What's the Difference between a Limerick
and a Lime Ricky?
April is poetry month. So in honor of my Irish grandad Patrick, who truly had the gift of gab and always appreciated a good limerick (dirty or otherwise), my offering for today is a limerick I composed recently:
my resourceful friend Kate doesn't blanch.
Instead she quite stares,
her bright eyes focused there,
'til the flasher performs a scram dance.
Feel free to chime in with your own limerick, or a haiku if that's more your mood.
5 Comments:
Dirty limericks
have a place up in Heaven -
God wants ye te know.
I would look
at a penis if
you show one.
I just love penises, and well, thought you should now.
Good talk.
I'd say you have a talent for poetry.
I didn't realize April was poetry month. I'm going to try and come up with a haiku that expresses my feelings about tax time.

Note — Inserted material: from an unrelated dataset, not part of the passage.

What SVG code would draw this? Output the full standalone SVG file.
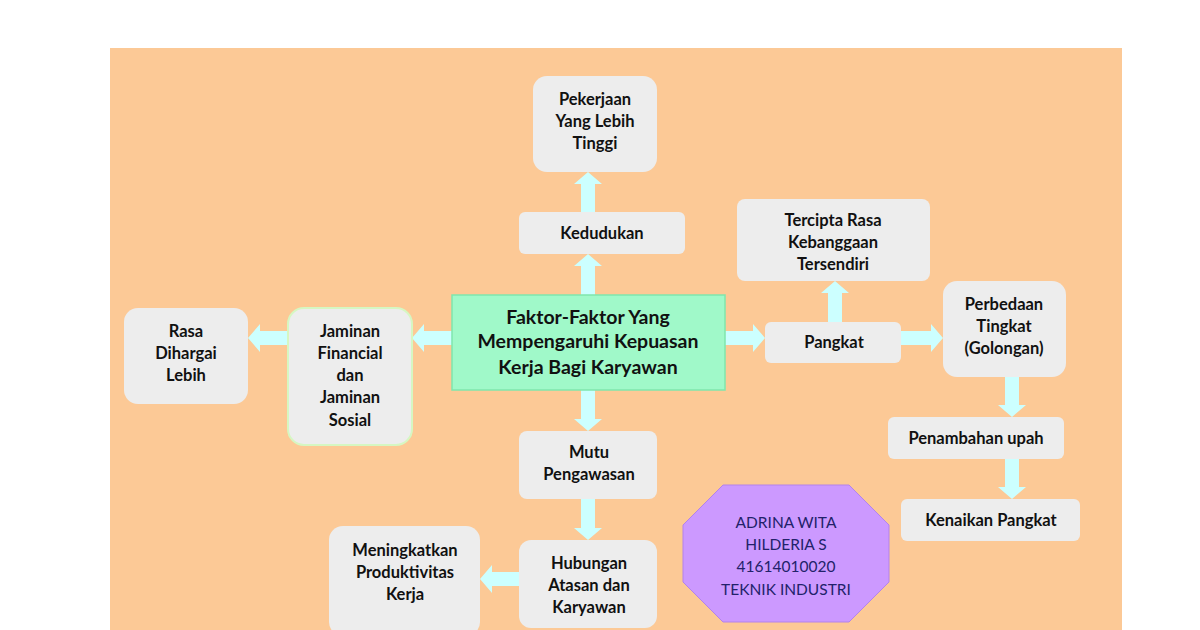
<svg xmlns="http://www.w3.org/2000/svg" width="1200" height="630" viewBox="0 0 1200 630">
<style>
.box{fill:#ededed;stroke:none}
.t{font-family:Lato,"Open Sans","Liberation Sans",sans-serif;font-weight:bold;font-size:16.5px;fill:#111;text-anchor:middle}
.tc{font-family:Lato,"Open Sans","Liberation Sans",sans-serif;font-weight:bold;font-size:19.5px;fill:#111;text-anchor:middle}
.tn{font-family:Lato,"Open Sans","Liberation Sans",sans-serif;font-size:15.5px;fill:#22226a;text-anchor:middle}
.arr{fill:#ccffff;stroke:none}
</style>
<rect x="0" y="0" width="1200" height="630" fill="#ffffff"/>
<rect x="110" y="48" width="1012" height="590" fill="#fcc996"/>
<g id="connectors">
<polygon class="arr" points="581,295 581,266 574,266 588,254 602,266 595,266 595,295"/>
<polygon class="arr" points="581,212 581,184 574,184 588,172 602,184 595,184 595,212"/>
<polygon class="arr" points="452,331 424,331 424,324 412,338 424,352 424,345 452,345"/>
<polygon class="arr" points="288,331 260,331 260,324 248,338 260,352 260,345 288,345"/>
<polygon class="arr" points="725,331 753,331 753,324 765,338 753,352 753,345 725,345"/>
<polygon class="arr" points="901,331 931,331 931,324 943,338 931,352 931,345 901,345"/>
<polygon class="arr" points="828,322 828,293 821,293 835,281 849,293 842,293 842,322"/>
<polygon class="arr" points="1005,377 1005,405 998,405 1012,417 1026,405 1019,405 1019,377"/>
<polygon class="arr" points="1005,459 1005,487 998,487 1012,499 1026,487 1019,487 1019,459"/>
<polygon class="arr" points="581,390 581,419 574,419 588,431 602,419 595,419 595,390"/>
<polygon class="arr" points="581,499 581,528 574,528 588,540 602,528 595,528 595,499"/>
<polygon class="arr" points="519,572 492,572 492,565 480,579 492,593 492,586 519,586"/>
</g>
<g id="center">
<rect x="452" y="295" width="273" height="95" fill="#a0f9c9" stroke="#7fe6ad" stroke-width="1.5"/>
<text class="tc" x="588" y="324">Faktor-Faktor Yang</text>
<text class="tc" x="588" y="348">Mempengaruhi Kepuasan</text>
<text class="tc" x="588" y="374">Kerja Bagi Karyawan</text>
</g>
<g id="pekerjaan">
<rect class="box" x="533" y="76" width="124" height="96" rx="14"/>
<text class="t" x="595" y="105">Pekerjaan</text>
<text class="t" x="595" y="127">Yang Lebih</text>
<text class="t" x="595" y="149">Tinggi</text>
</g>
<g id="kedudukan">
<rect class="box" x="519" y="212" width="166" height="42" rx="6"/>
<text class="t" x="602" y="239">Kedudukan</text>
</g>
<g id="jaminan">
<rect x="288" y="308" width="124" height="137" rx="16" fill="#ededed" stroke="#d6f7c2" stroke-width="2"/>
<text class="t" x="350" y="337">Jaminan</text>
<text class="t" x="350" y="359">Financial</text>
<text class="t" x="350" y="381">dan</text>
<text class="t" x="350" y="403">Jaminan</text>
<text class="t" x="350" y="426">Sosial</text>
</g>
<g id="rasa">
<rect class="box" x="124" y="308" width="124" height="96" rx="14"/>
<text class="t" x="186" y="337">Rasa</text>
<text class="t" x="186" y="359">Dihargai</text>
<text class="t" x="186" y="381">Lebih</text>
</g>
<g id="pangkat">
<rect class="box" x="765" y="322" width="136" height="41" rx="6"/>
<text class="t" x="834" y="348">Pangkat</text>
</g>
<g id="tercipta">
<rect class="box" x="737" y="199" width="193" height="82" rx="8"/>
<text class="t" x="833" y="226">Tercipta Rasa</text>
<text class="t" x="833" y="248">Kebanggaan</text>
<text class="t" x="833" y="270">Tersendiri</text>
</g>
<g id="perbedaan">
<rect class="box" x="943" y="281" width="123" height="96" rx="14"/>
<text class="t" x="1004" y="310">Perbedaan</text>
<text class="t" x="1004" y="332">Tingkat</text>
<text class="t" x="1004" y="354">(Golongan)</text>
</g>
<g id="penambahan">
<rect class="box" x="888" y="417" width="176" height="42" rx="6"/>
<text class="t" x="976" y="444">Penambahan upah</text>
</g>
<g id="kenaikan">
<rect class="box" x="901" y="499" width="179" height="42" rx="6"/>
<text class="t" x="991" y="526">Kenaikan Pangkat</text>
</g>
<g id="mutu">
<rect class="box" x="519" y="431" width="138" height="68" rx="8"/>
<text class="t" x="589" y="458">Mutu</text>
<text class="t" x="589" y="480">Pengawasan</text>
</g>
<g id="hubungan">
<rect class="box" x="519" y="540" width="138" height="88" rx="12"/>
<text class="t" x="589" y="569">Hubungan</text>
<text class="t" x="589" y="591">Atasan dan</text>
<text class="t" x="589" y="613">Karyawan</text>
</g>
<g id="meningkatkan">
<rect class="box" x="329" y="526" width="151" height="110" rx="14"/>
<text class="t" x="405" y="556">Meningkatkan</text>
<text class="t" x="405" y="578">Produktivitas</text>
<text class="t" x="405" y="600">Kerja</text>
</g>
<g id="identitas">
<polygon points="723,485 849,485 889,525 889,582 849,622 723,622 683,582 683,525" fill="#cc99ff" stroke="#b383ea" stroke-width="1"/>
<text class="tn" x="786" y="528">ADRINA WITA</text>
<text class="tn" x="786" y="550">HILDERIA S</text>
<text class="tn" x="786" y="572">41614010020</text>
<text class="tn" x="786" y="595">TEKNIK INDUSTRI</text>
</g>
</svg>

If I can do it without using the f-word too many times I'll post it here.
It has been proven that I have no spontaneous knack for limericks. I will, however, gladly spew forth a haiku (or two).
Spring's here for today
yesterday it fucking snowed
I so hate Utah.
(well...it was 5-7-5, but it was pretty lame. that's where the "or two" comes in)
Lime rickies taste so
good to me in hot summer
limericks always rock.
strike two. Oh well. :)
Yay for all the haiku, both composed and in process. I'm up for a haiku bitching about tax time.
As Esereth's shows, haiku don't have to be 5-7-5, though they can be. The reason has to do with syllables being different in Japanese. (It was all explained to me by a haiku expert in our area, the editor of Modern Haiku no less, but I don't entirely get it since I speak no Japanese.)
I think you get extra credit for genital references. (Or was that seasonal references? Either way.) And any allusion to alcohol, too, definitely.